Only other one I rcd that was seriously questionable was a set of vines from Portugal. They looked like 3 mummies in a bag. Lol. Apparently when dormant they can survive being dried out a little.
Took a couple vine cuttings and began my treatments. All the cuttings have foliage and one of the 3 is very close to bud burst. Buds are green and white.
Other 2 following close behind with light brown fuzzy buds starting to swell.
I am still in shock they are doing so well! Lol
Anyway moral of the story if they look suspicious ALWAYS take cuttings even if it's just a 2 node.
And revive immediately bc there are too many unknowns. How long has it been sitting, what did it get exposed to between origin and destination? Mainly in reference to temp swings bc if it's enough temp swing for the right duration the vine will start to awaken but still look asleep then if you try to put it back into dormancy will most likely end it.
As to your plight of vines getting too big too soon if there is such a thing. I say take some green cuttings for one to have jic the mother meets trade tragedy and 2 to multiply your interest.
If you end up with too many, well great time to attempt to trade or sell!
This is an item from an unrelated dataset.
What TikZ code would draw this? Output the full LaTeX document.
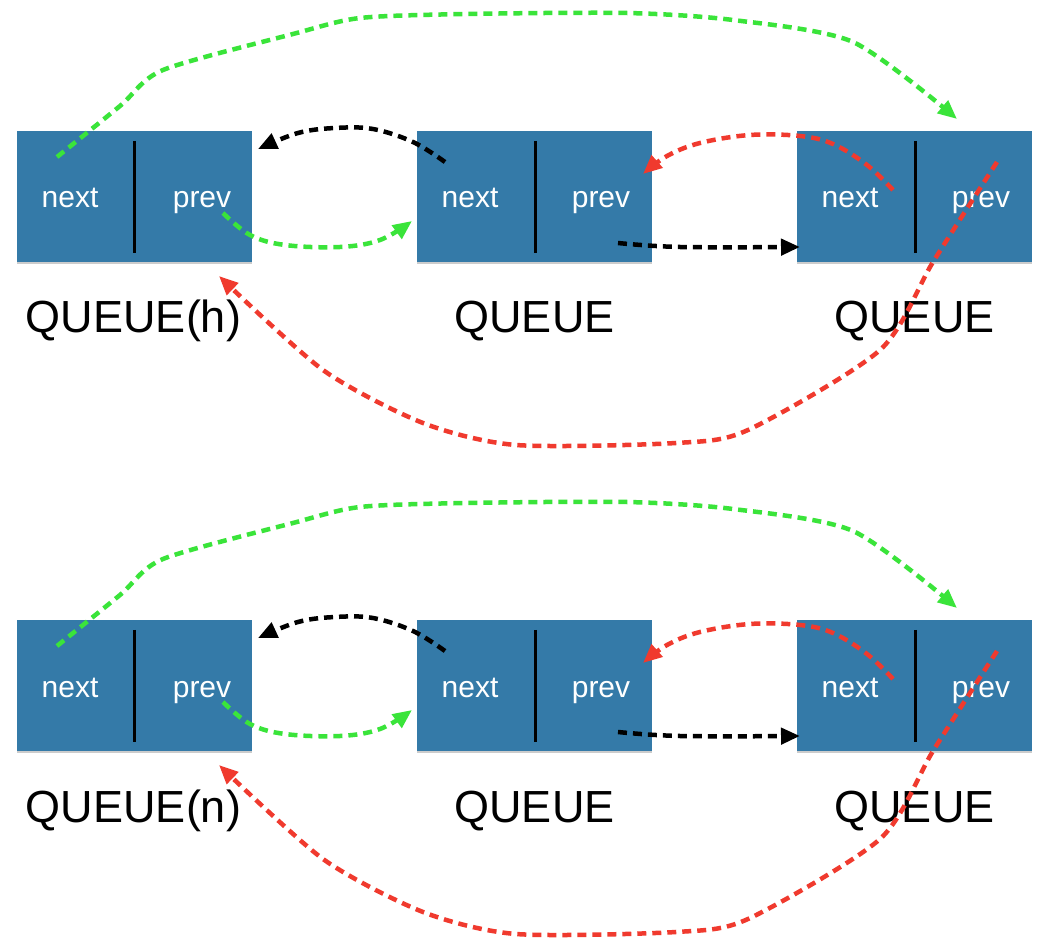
\documentclass[tikz,border=0pt]{standalone}
\usepackage{fontspec}
\setmainfont{Liberation Sans}
\usetikzlibrary{arrows.meta,shadows}
\definecolor{boxblue}{RGB}{52,122,168}
\definecolor{ptrgreen}{RGB}{58,228,58}
\definecolor{ptrred}{RGB}{240,58,46}
\tikzset{
  qbox/.style={fill=boxblue, minimum width=235pt, minimum height=131pt, inner sep=0pt,
    drop shadow={shadow xshift=0pt, shadow yshift=-2pt, opacity=0.2, fill=black}},
  divline/.style={line width=2.8pt, black},
  fieldtxt/.style={text=white, font=\fontsize{30}{30}\selectfont, anchor=base, inner sep=0pt},
  qcap/.style={font=\fontsize{45}{45}\selectfont, anchor=base, inner sep=0pt},
  ptr/.style={line width=4.5pt, dash pattern=on 9pt off 6pt, -{Triangle[length=19pt,width=16pt]}},
  gptr/.style={ptr, ptrgreen},
  rptr/.style={ptr, ptrred},
  kptr/.style={ptr, black},
}
\newcommand\qrow[3]{%
\begin{scope}[shift={(0,#3)}]
  \node[qbox] (a#1) at (134.5,196.5) {};
  \node[qbox] (b#1) at (534.5,196.5) {};
  \node[qbox] (c#1) at (914.5,196.5) {};
  \draw[divline] ([yshift=-10pt]a#1.north) -- ([yshift=9pt]a#1.south);
  \draw[divline] ([xshift=1pt,yshift=-10pt]b#1.north) -- ([xshift=1pt,yshift=9pt]b#1.south);
  \draw[divline] ([xshift=1pt,yshift=-10pt]c#1.north) -- ([xshift=1pt,yshift=9pt]c#1.south);
  \node[fieldtxt] (an#1) at (70,208) {next};
  \node[fieldtxt] (ap#1) at (202,208) {prev};
  \node[fieldtxt] (bn#1) at (470,208) {next};
  \node[fieldtxt] (bp#1) at (601,208) {prev};
  \node[fieldtxt] (cn#1) at (850,208) {next};
  \node[fieldtxt] (cp#1) at (981,208) {prev};
  \node[qcap] (al#1) at (133.5,333) {#2};
  \node[qcap] (bl#1) at (534.5,333) {QUEUE};
  \node[qcap] (cl#1) at (914.5,333) {QUEUE};
  % pointer end points
  \coordinate (gts#1) at (57,157);   \coordinate (gte#1) at (957,119);
  \coordinate (kts#1) at (445,162);  \coordinate (kte#1) at (258,149);
  \coordinate (gss#1) at (223,213);  \coordinate (gse#1) at (412,221);
  \coordinate (kbs#1) at (618,243);  \coordinate (kbe#1) at (800,247);
  \coordinate (rts#1) at (893,190);  \coordinate (rte#1) at (643,174);
  \coordinate (rbs#1) at (997,162);  \coordinate (rbe#1) at (219,276);
  \draw[gptr] plot[smooth, tension=0.45] coordinates {(gts#1) (120,106) (163,70) (293,34) (360,18) (467,14) (627,13) (733,20) (853,42) (gte#1)};
  \draw[kptr] plot[smooth, tension=0.6] coordinates {(kts#1) (413,142) (373,129) (335,128) (298,133) (kte#1)};
  \draw[gptr] plot[smooth, tension=0.6] coordinates {(gss#1) (250,235) (285,245) (340,247) (380,240) (gse#1)};
  \draw[kptr] plot[smooth, tension=0.6] coordinates {(kbs#1) (680,247) (kbe#1)};
  \draw[rptr] plot[smooth, tension=0.6] coordinates {(rts#1) (867,165) (833,144) (800,136) (750,135) (700,143) (667,156) (rte#1)};
  \draw[rptr] plot[smooth, tension=0.45] coordinates {(rbs#1) (933,262) (880,350) (748,430) (676,443) (516,445) (423,423) (323,370) (rbe#1)};
\end{scope}}
\begin{document}
\begin{tikzpicture}[x=1pt,y=-1pt]
  \useasboundingbox[fill=white] (0,0) rectangle (1045,949);
  \qrow{h}{QUEUE(h)}{0}
  \qrow{n}{QUEUE(n)}{489}
\end{tikzpicture}
\end{document}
In my opinion.
Ps it works great for dormant cuttings but kinda so so for green cuttings.
I am close to 100% on strike rates now just need to get that rate to apply to green cuttings and I'll be set!
For the propagation setup there is a step process. There is a smaller pot in front that temp wise is cooler but is right next to the fog duct. There lies the newly introduced cuttings.....once they produce foliage they get moved to the bigger lot which is hotter to induce callousing and roots.
From there gets moved sideways to further develop roots and eventually down to the cooler setup which is all blues for vegetative growth and cooler temps although some plants can go straight to the lower level after rooting if they are a cooler loving variety such as Riesling.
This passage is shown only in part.